Serving proudly since 1873 as the beautiful Nebraska Panhandle's first newspaper
To our graduates:
In 2019, as the calendar steadily clicked toward 2020, high school juniors were quietly and not-so-quietly viewing the senior year with increasing intensity
The idea of donning the cap and gown grew from a fantasy, a vision of the future, to something attainable. Visions of walking the aisle were likely relived with frequency as time ticked forward. The sound of high heeled shoes clacking on the gym floor in pace with the shuffle of tennis shoes worn by the other side of the pair kept time with the presentation of the diplomas and constant clicking of camera shutters.
Then, 2019 turned to 2020 and standards changed. It started with a news conference on the national stage, and is not over yet. The coronavirus and COVID-19 has changed the way school is conducted. It has shown students can adapt to change. The lesson for graduates, for all of us, is change is inevitable.

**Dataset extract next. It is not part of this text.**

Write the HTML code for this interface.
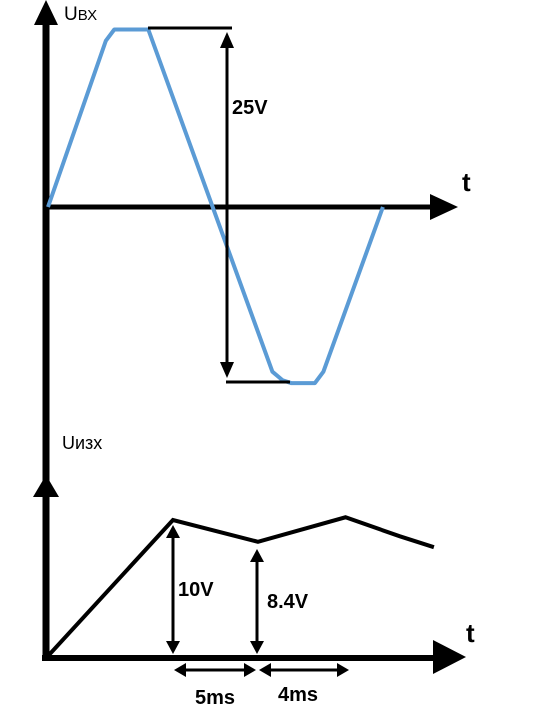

It is the one guarantee in life. Life does not remain the same. You move forward, or fall behind.
In all of his silly and imagination-tempting language, Dr. Seuss has a way of patting the reader on the back while encouraging him or her to get out of the chair. In his book, “Oh, the Places You’ll Go,” the short book starts with “Congratulations! Today is your day. You’re off to Great places!”
You seniors turned graduates. “Today” is your day. You have earned passage into adulthood, to the next stage of life. The transition takes work. It will take vision and pursuing a dream. Ask yourself what lies just beyond the horizon. Treat science as a discipline of seeking answers, not an end-all. From that, we can and should all be scientists of various disciplines.
Martin Luther King, Jr.'s famous speech opens with “I have a dream...” Be like King and have a dream. Have a dream worth pursuing.
Congratulations on reaching the first of many milestones graduates. Now set your sights on the next one.